There’s probably two. One is our ratings performance. [After] four straight years’ decline, we posted in our PPM markets an almost 17 percent increase [in 2016]. I’m enormously proud of that. Do I take credit for it? Absolutely not. What I take credit for is our structure, where the local markets can make decisions with support from the center, not dictating from the center. We gave them the authority and the accountability. We set up a centralized resource, called the office of programming, where they can get all sorts of support. Those that don’t want it don’t have to take it. Along with that, we put a ton of rigor around tracking what the results were, too. So with authority comes accountability.
What is the other thing you’re proud of?
The culture changes.
The national NASH country brand, implemented before you arrived, was controversial because some stations with strong local brands were forced to adopt it. Under your watch, we’ve seen a few stations quietly returning to their previous brands. Will there be more of that?

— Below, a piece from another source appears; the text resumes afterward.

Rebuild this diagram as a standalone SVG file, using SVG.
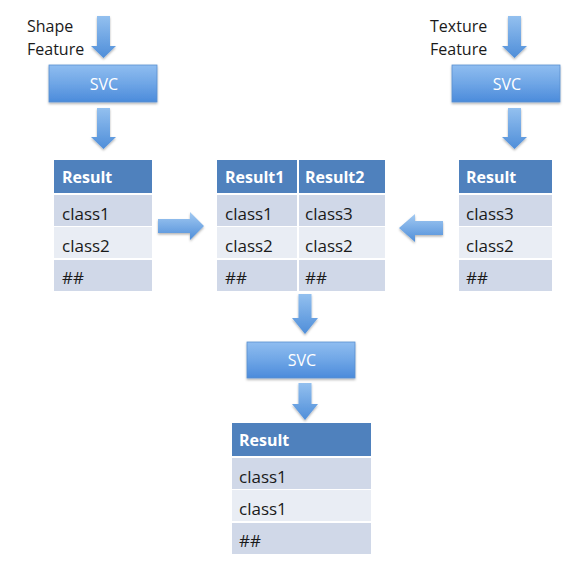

We’re very committed to the national brand. [On] a handful — I mean literally a handful — of heritage, iconic stations, we dialed that back.
Despite your publishing background, you very quickly flipped Cumulus’ NASH Country Weekly from print to web only. Why?
We took a back step and said, “What is its purpose?” Its purpose was to provide timely, up-to-date, interesting, insightful news to the industry and to country music enthusiasts. Doing that in a print vehicle is kind of an oxymoron. Frankly, it was too much work for too little payoff. We could do it online and reach more people [as Nash Country Daily]. So, that’s what we did.
What are the things that keep you up at night?
We have to turn this around really quickly. It’s “will we have enough time?” That worries me.
How do you relieve the stress of the job?
I run, and run ... I play — and sing — [the Hamilton soundtrack] when I run. As much as my running partners also love and admire this masterpiece, I suspect they are growing weary of my “cover.”